*** DATA SUPPLIED

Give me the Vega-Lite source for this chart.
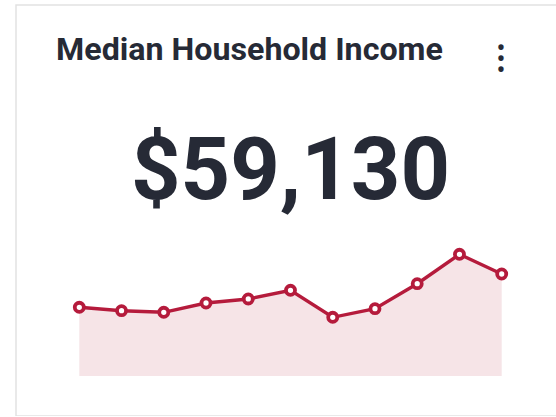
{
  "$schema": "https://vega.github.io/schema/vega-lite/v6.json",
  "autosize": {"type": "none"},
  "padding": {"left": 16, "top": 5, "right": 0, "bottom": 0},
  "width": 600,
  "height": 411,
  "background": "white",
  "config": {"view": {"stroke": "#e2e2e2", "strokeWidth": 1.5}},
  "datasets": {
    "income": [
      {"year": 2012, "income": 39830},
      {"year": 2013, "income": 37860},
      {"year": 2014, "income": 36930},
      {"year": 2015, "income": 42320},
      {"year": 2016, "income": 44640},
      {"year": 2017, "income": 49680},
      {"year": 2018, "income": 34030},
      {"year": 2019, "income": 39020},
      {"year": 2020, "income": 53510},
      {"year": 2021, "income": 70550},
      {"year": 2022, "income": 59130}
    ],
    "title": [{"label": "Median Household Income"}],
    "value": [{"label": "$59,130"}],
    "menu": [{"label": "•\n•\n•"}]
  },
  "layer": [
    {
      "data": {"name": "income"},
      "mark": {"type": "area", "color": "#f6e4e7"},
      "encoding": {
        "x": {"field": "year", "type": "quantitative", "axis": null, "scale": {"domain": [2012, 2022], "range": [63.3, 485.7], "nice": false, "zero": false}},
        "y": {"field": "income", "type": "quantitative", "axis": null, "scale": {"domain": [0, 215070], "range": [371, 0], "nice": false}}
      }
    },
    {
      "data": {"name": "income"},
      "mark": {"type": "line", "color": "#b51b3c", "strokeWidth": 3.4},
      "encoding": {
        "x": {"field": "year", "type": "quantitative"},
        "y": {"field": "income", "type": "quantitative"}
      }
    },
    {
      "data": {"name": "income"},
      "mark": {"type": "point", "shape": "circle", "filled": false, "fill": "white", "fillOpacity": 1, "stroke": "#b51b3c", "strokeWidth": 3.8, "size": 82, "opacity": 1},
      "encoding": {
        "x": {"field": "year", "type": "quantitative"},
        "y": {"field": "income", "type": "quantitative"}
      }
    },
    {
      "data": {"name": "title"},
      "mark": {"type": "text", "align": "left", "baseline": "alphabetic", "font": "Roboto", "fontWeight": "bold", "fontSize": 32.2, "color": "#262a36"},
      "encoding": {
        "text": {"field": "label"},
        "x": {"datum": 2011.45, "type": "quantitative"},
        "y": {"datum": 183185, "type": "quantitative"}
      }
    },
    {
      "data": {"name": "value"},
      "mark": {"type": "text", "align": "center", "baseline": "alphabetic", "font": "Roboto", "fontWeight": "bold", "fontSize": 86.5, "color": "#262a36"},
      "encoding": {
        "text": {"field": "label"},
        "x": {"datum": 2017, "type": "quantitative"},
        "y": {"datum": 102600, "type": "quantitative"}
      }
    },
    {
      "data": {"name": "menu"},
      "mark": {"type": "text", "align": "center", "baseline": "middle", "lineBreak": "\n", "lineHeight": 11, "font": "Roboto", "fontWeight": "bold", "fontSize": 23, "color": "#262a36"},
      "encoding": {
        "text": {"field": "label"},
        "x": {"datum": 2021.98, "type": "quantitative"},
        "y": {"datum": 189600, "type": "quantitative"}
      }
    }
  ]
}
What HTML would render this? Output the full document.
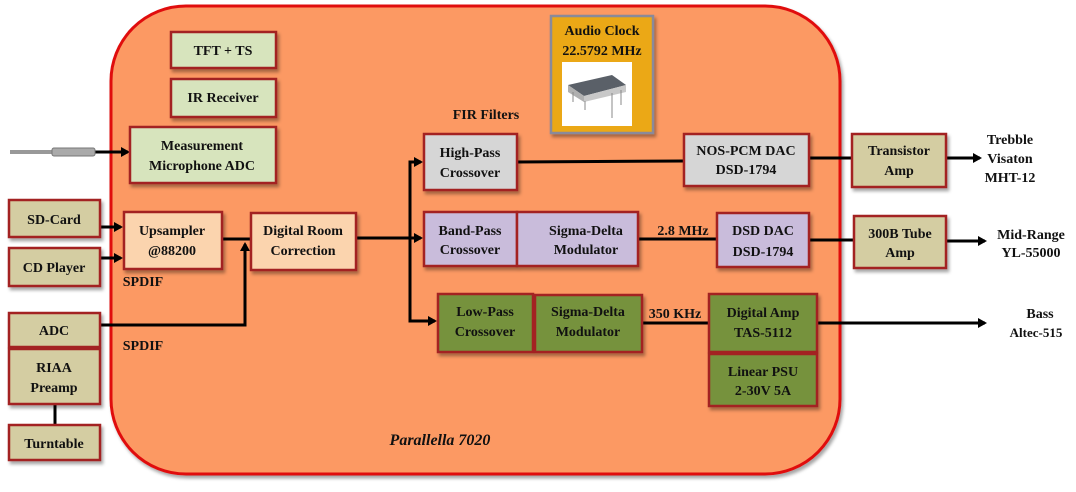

******

→ **EXERCISE TASK**
Reproduce each line exactly as it appears, omitting the pictures.

→ **RESULT FOR THIS TASK**
Give me the Vega-Lite source for this chart.
{
  "$schema": "https://vega.github.io/schema/vega-lite/v6.json",
  "autosize": {"type": "none"},
  "padding": {"left": 16, "top": 5, "right": 0, "bottom": 0},
  "width": 600,
  "height": 411,
  "background": "white",
  "config": {"view": {"stroke": "#e2e2e2", "strokeWidth": 1.5}},
  "datasets": {
    "income": [
      {"year": 2012, "income": 39830},
      {"year": 2013, "income": 37860},
      {"year": 2014, "income": 36930},
      {"year": 2015, "income": 42320},
      {"year": 2016, "income": 44640},
      {"year": 2017, "income": 49680},
      {"year": 2018, "income": 34030},
      {"year": 2019, "income": 39020},
      {"year": 2020, "income": 53510},
      {"year": 2021, "income": 70550},
      {"year": 2022, "income": 59130}
    ],
    "title": [{"label": "Median Household Income"}],
    "value": [{"label": "$59,130"}],
    "menu": [{"label": "•\n•\n•"}]
  },
  "layer": [
    {
      "data": {"name": "income"},
      "mark": {"type": "area", "color": "#f6e4e7"},
      "encoding": {
        "x": {"field": "year", "type": "quantitative", "axis": null, "scale": {"domain": [2012, 2022], "range": [63.3, 485.7], "nice": false, "zero": false}},
        "y": {"field": "income", "type": "quantitative", "axis": null, "scale": {"domain": [0, 215070], "range": [371, 0], "nice": false}}
      }
    },
    {
      "data": {"name": "income"},
      "mark": {"type": "line", "color": "#b51b3c", "strokeWidth": 3.4},
      "encoding": {
        "x": {"field": "year", "type": "quantitative"},
        "y": {"field": "income", "type": "quantitative"}
      }
    },
    {
      "data": {"name": "income"},
      "mark": {"type": "point", "shape": "circle", "filled": false, "fill": "white", "fillOpacity": 1, "stroke": "#b51b3c", "strokeWidth": 3.8, "size": 82, "opacity": 1},
      "encoding": {
        "x": {"field": "year", "type": "quantitative"},
        "y": {"field": "income", "type": "quantitative"}
      }
    },
    {
      "data": {"name": "title"},
      "mark": {"type": "text", "align": "left", "baseline": "alphabetic", "font": "Roboto", "fontWeight": "bold", "fontSize": 32.2, "color": "#262a36"},
      "encoding": {
        "text": {"field": "label"},
        "x": {"datum": 2011.45, "type": "quantitative"},
        "y": {"datum": 183185, "type": "quantitative"}
      }
    },
    {
      "data": {"name": "value"},
      "mark": {"type": "text", "align": "center", "baseline": "alphabetic", "font": "Roboto", "fontWeight": "bold", "fontSize": 86.5, "color": "#262a36"},
      "encoding": {
        "text": {"field": "label"},
        "x": {"datum": 2017, "type": "quantitative"},
        "y": {"datum": 102600, "type": "quantitative"}
      }
    },
    {
      "data": {"name": "menu"},
      "mark": {"type": "text", "align": "center", "baseline": "middle", "lineBreak": "\n", "lineHeight": 11, "font": "Roboto", "fontWeight": "bold", "fontSize": 23, "color": "#262a36"},
      "encoding": {
        "text": {"field": "label"},
        "x": {"datum": 2021.98, "type": "quantitative"},
        "y": {"datum": 189600, "type": "quantitative"}
      }
    }
  ]
}
What HTML would render this? Output the full document.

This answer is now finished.